Effect, mechanism, and application of a novel micromotional technology on fracture healing

Abstract

Despite recent advances in modern medicine, the incidence of delayed fracture union and nonunion remains high. Some degree of micromotion is proven to accelerate fracture healing; therefore, micromotional/dynamic fixators have been designed to reduce nonunion rate. However, fracture healing is only promoted at certain micromotion parameters, and previous fixator studies have failed to apply precise and controllable micromotion to the fracture site. The lack of reliable and reproducible small animal models has also hindered the study of the micromotion parameters that determine fracture healing. Consequently, the mechanism by which micromotion affects healing is also not clear. The aims of this project were (1) to develop an experimental device that would produce standardized micromotion for rat fracture models; (2) to investigate the effect of micromotion on fracture healing and to determine the optimal strain range; (3) to investigate the mechanism by which micromotion affects fracture healing; and (4) to design an orthopedic external fixator with productization potential that could apply micromotion.

As a first step, a modularized micromotional device with a non-contact measurement module was developed based on video identification technology. A rat femur fracture model was used. The effectiveness and accuracy of this device were evaluated by mechanical tests. Preliminary validation was performed in rats to provide a solid base for a reliable and reproducible method that could be used in subsequent investigations on the effect of micromotion on bone healing.

The effect of different micromotional ranges (0, 10, 20, 30, and 40% interfragmentary strain) on fracture healing was then evaluated by radiography, microcomputed tomography, histological observations, and biomechanical tests. A 10-20% strain was optimal, as indicated by a large callus volume and good mechanical properties. A micromotion exceeding 30% did not increase the callus volume and led to delayed union or nonunion.

Evaluation of fractures stimulated by different strains (0, 10, and 40%) by histological and immunohistochemical tests revealed the mechanism by which micromotion affected fracture healing. Comparison with the 0% group revealed that 10% micromotion inhibited osteoclast activity and enhanced cartilage formation and ossification by downregulating RANKL expression. By contrast, excessive micromotion (40%) activated osteoclasts and caused delayed union and nonunion by upregulating the expression of RANKL and OPG.

A motor-driven fixator, in the form of a micromotional unit (MMU), was developed based on controllable micromotional technology. The MMU can measure movement in real time and make real-time compensations to ensure consistency with pre-set micromotional parameters. A simulation test showed that the MMU possesses significant advantages over the Orthofix® manual micromotional fixator in terms of the accuracy of its micromotional range and frequency.
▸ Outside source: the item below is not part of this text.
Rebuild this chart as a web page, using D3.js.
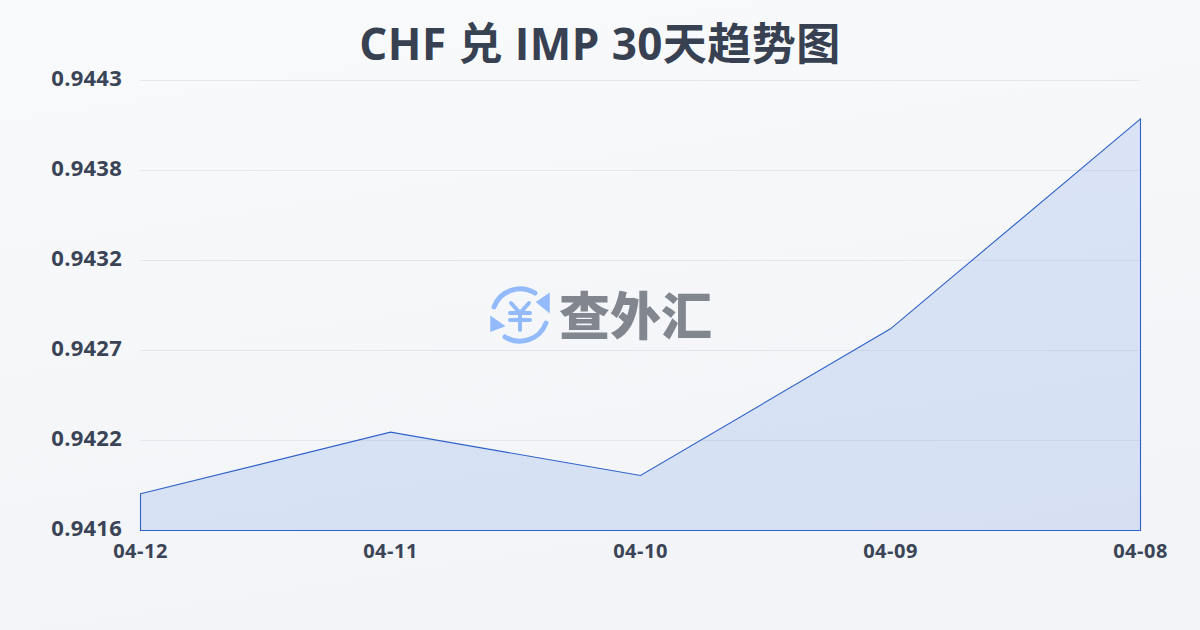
<!DOCTYPE html>
<html><head><meta charset="utf-8">
<script src="https://cdnjs.cloudflare.com/ajax/libs/d3/7.8.5/d3.min.js"></script>
<style>html,body{margin:0;padding:0;background:#f5f7fa}svg{display:block}
text{font-family:"Open Sans","Noto Sans CJK SC",sans-serif}</style></head>
<body><div id="c"></div>
<script>
const titleText="CHF 兑 IMP 30天趋势图";
const dates=["04-12","04-11","04-10","04-09","04-08"];
const rates=[0.94184,0.94221,0.94195,0.94283,0.94409];
const yTicks=[0.94162,0.94216,0.9427,0.94324,0.94378,0.94432];
const W=1200,H=630,M={l:140,r:60,t:80,b:100};
const svg=d3.select("#c").append("svg").attr("width",W).attr("height",H);
const defs=svg.append("defs");
const bg=defs.append("linearGradient").attr("id","bg").attr("x1",0).attr("y1",0).attr("x2",0.3).attr("y2",1);
bg.append("stop").attr("offset",0).attr("stop-color","#f8fafc");
bg.append("stop").attr("offset",1).attr("stop-color","#f2f4f7");
svg.append("rect").attr("width",W).attr("height",H).attr("fill","url(#bg)");
const x=d3.scalePoint().domain(dates).range([M.l,W-M.r]);
const y=d3.scaleLinear().domain([yTicks[0],yTicks[yTicks.length-1]]).range([H-M.b,M.t]);
svg.append("text").attr("x",600).attr("y",60).attr("text-anchor","middle").attr("font-size",44).attr("font-weight",700).attr("fill","#374151").style("letter-spacing","0.45px").text(titleText);
const gy=svg.append("g").attr("transform",`translate(${M.l},0)`).call(d3.axisLeft(y).tickValues(yTicks).tickFormat(d3.format(".4f")).tickSize(-(W-M.l-M.r)).tickPadding(18));
gy.select(".domain").remove();
gy.selectAll("line").attr("stroke","#e5e7eb").attr("stroke-width",1);
gy.selectAll("text").attr("font-size",22).attr("font-weight",700).attr("fill","#3a4456").attr("font-family",'"Open Sans"').attr("dy","0.25em").style("letter-spacing","0.25px");
const gx=svg.append("g").attr("transform",`translate(0,${H-M.b})`).call(d3.axisBottom(x).tickSize(0).tickPadding(14));
gx.select(".domain").remove();
gx.selectAll("text").attr("font-size",20).attr("font-weight",700).attr("fill","#3a4456").attr("font-family",'"Open Sans"').style("letter-spacing","0.5px");
const area=d3.area().x((d,i)=>x(dates[i])).y0(y(yTicks[0])).y1(d=>y(d));
svg.append("path").datum(rates).attr("transform","translate(0.5,0.5)").attr("d",area(rates)+"Z").attr("fill","#3b74e0").attr("fill-opacity",0.15).attr("stroke","#2f62c8").attr("stroke-width",1.1);
// watermark
const wm=svg.append("g");
const ic=wm.append("g").attr("transform","translate(520,315)").attr("fill","none").attr("stroke","#93bbfb").attr("stroke-linecap","round");
ic.append("path").attr("d","M-26,-8A28,28 0 0 1 15,-22").attr("stroke-width",5);
ic.append("path").attr("d","M26,8A28,28 0 0 1 -15,22").attr("stroke-width",5);
ic.append("path").attr("d","M17,-13L29,-21L29,-3Z").attr("fill","#93bbfb").attr("stroke","#93bbfb").attr("stroke-width",1.5);
ic.append("path").attr("d","M-29,2L-29,16L-16,11Z").attr("fill","#93bbfb").attr("stroke","#93bbfb").attr("stroke-width",1.5);
ic.append("path").attr("d","M-9,-12L0,-2L9,-12M-10,-2H10M-10,5H10M0,-2V15").attr("stroke-width",4);
wm.append("text").attr("x",559).attr("y",335).attr("font-size",51).attr("font-weight",900).attr("fill","#82868f").style("font-family",'"Noto Sans CJK SC"').text("查外汇");
</script></body></html>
In conclusion, the modularized experimental fixator is a reliable and reproducible device for evaluating effects of micromotion on bone healing. An interfragmentary strain of 10-20% is the optimal micromotion range for fracture healing. Appropriate micromotion enhances cartilage formation and ossification by inhibiting osteoclast activation, whereas insufficient or excessive micromotion impedes healing by activating osteoclasts. The accuracy of micromotional range and frequency was much higher for the MMU than for a commercial micromotional fixator.